A Colorado marijuana farm filed suit against the state’s primary industry overseer, alleging that officials ignored their duty to keep the illicit market in check by not acting to curtail unlicensed marijuana businesses.
According to Law360, Mammoth Farms filed suit in Denver District Court on Monday against the state Department of Revenue, which also houses the state Marijuana Enforcement Division (MED). MED is tasked with overseeing the state’s regulated cannabis industry. The lawsuit claims that the MED’s lax oversight has allowed lawbreaking companies to illegally export legal marijuana to other states and unlawfully import synthetic cannabis, all while avoiding state tax bills.
Mammoth asserted that the state’s seed-to-sale tracking system, run by Florida-based Metrc, is effectively useless because it’s not set up to flag potential illegal discrepancies in inventory levels, Law360 reported. Although Metrc does have tools that the MED could employ for this purpose, the lawsuit claims the MED simply has chosen not to use them. That has led to bad actors exploiting the system, Mammoth claimed.
To make matters worse, the lawsuit alleges MED knows that “millions” of incorrectly labeled cannabis products are being sold within the state, despite having been contaminated by imported synthetic cannabinoids, which are made with an industrial chemical called methylene chloride and could be toxic.

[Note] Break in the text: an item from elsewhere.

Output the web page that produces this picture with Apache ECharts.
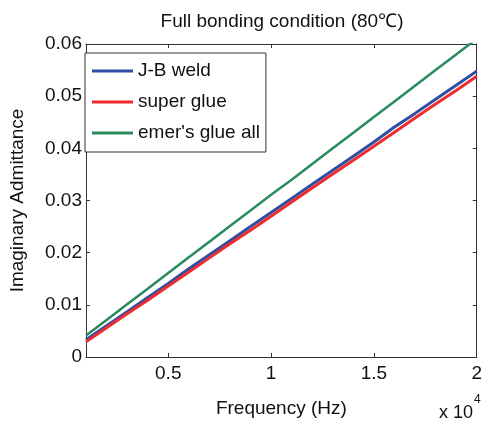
<!DOCTYPE html>
<html>
<head>
<meta charset="utf-8">
<script src="https://cdn.jsdelivr.net/npm/echarts@6/dist/echarts.min.js"></script>
<style>
  html, body { margin: 0; padding: 0; background: #fff; }
  #chart { width: 485px; height: 423px; }
</style>
</head>
<body>
<div id="chart"></div>
<script>
// 频率 (Hz)
const freq = [1000, 2000, 3000, 4000, 5000, 6000, 7000, 8000, 9000, 10000,
  11000, 12000, 13000, 14000, 15000, 16000, 17000, 18000, 19000, 20000];
// J-B weld
const jbWeld = [0.0033, 0.0060, 0.0087, 0.0114, 0.0141, 0.0169, 0.0196, 0.0223, 0.0250, 0.0277,
  0.0304, 0.0331, 0.0358, 0.0385, 0.0412, 0.0441, 0.0467, 0.0494, 0.0521, 0.0548];
// super glue
const superGlue = [0.0029, 0.0056, 0.0083, 0.0109, 0.0136, 0.0163, 0.0190, 0.0217, 0.0243, 0.0270,
  0.0297, 0.0324, 0.0351, 0.0377, 0.0404, 0.0431, 0.0458, 0.0485, 0.0511, 0.0538];
// emer's glue all
const emerGlue = [0.0041, 0.0071, 0.0101, 0.0131, 0.0161, 0.0191, 0.0221, 0.0251, 0.0281, 0.0311,
  0.0340, 0.0370, 0.0400, 0.0430, 0.0460, 0.0490, 0.0520, 0.0550, 0.0580, 0.0610];
const xTicks = [5000, 10000, 15000, 20000];
const yTicks = [0, 0.01, 0.02, 0.03, 0.04, 0.05, 0.06];

const FONT = "Liberation Sans, Arial, sans-serif";
const AXIS_COLOR = "#333";

const toPairs = (ys) => freq.map((x, i) => [x, ys[i]]);

const myChart = echarts.init(document.getElementById("chart"));

const baseX = {
  type: "value",
  min: 1000,
  max: 20000,
  splitLine: { show: false },
  axisLine: { show: true, onZero: false, lineStyle: { color: AXIS_COLOR, width: 1 } },
  axisTick: { show: true, inside: true, length: 4, customValues: xTicks, lineStyle: { color: AXIS_COLOR } },
};
const baseY = {
  type: "value",
  min: yTicks[0],
  max: yTicks[yTicks.length - 1],
  interval: 0.01,
  splitLine: { show: false },
  axisLine: { show: true, onZero: false, lineStyle: { color: AXIS_COLOR, width: 1 } },
  axisTick: { show: true, inside: true, length: 4, lineStyle: { color: AXIS_COLOR } },
};

const options = {
  animation: false,
  backgroundColor: "#fff",
  textStyle: { fontFamily: FONT },
  title: {
    text: "Full bonding condition (80℃)",
    left: 277,
    textAlign: "center",
    top: 7,
    textStyle: { fontFamily: FONT, fontSize: 19, fontWeight: "normal", color: "#111" },
  },
  grid: { left: 76, right: 5, top: 44, bottom: 64 },
  legend: {
    orient: "vertical",
    left: 85,
    top: 53,
    padding: [7, 6, 8, 7],
    itemGap: 9,
    itemWidth: 41,
    itemHeight: 3,
    icon: "rect",
    backgroundColor: "#fff",
    borderColor: AXIS_COLOR,
    borderWidth: 1,
    borderRadius: 0,
    textStyle: { fontFamily: FONT, fontSize: 19, color: "#111", lineHeight: 22 },
    data: ["J-B weld", "super glue", "emer's glue all"],
  },
  xAxis: [
    {
      ...baseX,
      position: "bottom",
      name: "Frequency (Hz)",
      nameLocation: "middle",
      nameGap: 42,
      nameTextStyle: { fontFamily: FONT, fontSize: 19, color: "#111" },
      axisLabel: {
        customValues: xTicks,
        margin: 7,
        fontFamily: FONT,
        fontSize: 19,
        color: "#111",
        formatter: (v) => String(v / 10000),
      },
    },
    {
      ...baseX,
      position: "top",
      axisLabel: { show: false },
    },
  ],
  yAxis: [
    {
      ...baseY,
      position: "left",
      name: "Imaginary Admittance",
      nameLocation: "middle",
      nameGap: 59,
      nameTextStyle: { fontFamily: FONT, fontSize: 19, color: "#111" },
      axisLabel: {
        margin: 4,
        fontFamily: FONT,
        fontSize: 19,
        color: "#111",
        formatter: (v) => (v === 0 ? "0" : v.toFixed(2)),
      },
    },
    {
      ...baseY,
      position: "right",
      axisLabel: { show: false },
    },
  ],
  series: [
    {
      name: "J-B weld",
      type: "line",
      data: toPairs(jbWeld),
      showSymbol: false,
      color: "#2f4fa3",
      lineStyle: { width: 3 },
      z: 2,
    },
    {
      name: "super glue",
      type: "line",
      data: toPairs(superGlue),
      showSymbol: false,
      color: "#ee2b2f",
      lineStyle: { width: 3 },
      z: 3,
    },
    {
      name: "emer's glue all",
      type: "line",
      data: toPairs(emerGlue),
      showSymbol: false,
      color: "#2b8a5b",
      lineStyle: { width: 2.5 },
      clip: true,
      z: 4,
    },
  ],
  graphic: [
    {
      type: "text",
      right: 12,
      top: 404,
      style: { text: "x 10", fontFamily: FONT, fontSize: 18, fill: "#111" },
    },
    {
      type: "text",
      left: 474,
      top: 394,
      style: { text: "4", fontFamily: FONT, fontSize: 12, fill: "#111" },
    },
  ],
};

myChart.setOption(options);
</script>
</body>
</html>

The MED doesn’t test for methylene chloride in cannabis products or to discover whether marijuana goods being sold are naturally produced or chemically altered in any way, the suit charged. And the tests that are conducted by the MED can be easily beaten by simply providing regulators with clean product samples instead of a randomly selected batch.
Mammoth further claimed in the suit that it and other licensed cannabis companies have attempted to report on bad actors, but MED has done nothing with the information. Instead, Mammoth claimed, the MED retaliated against one whistleblower cultivator named Purplebee’s with a product recall.
The Department of Revenue declined to comment to Law360.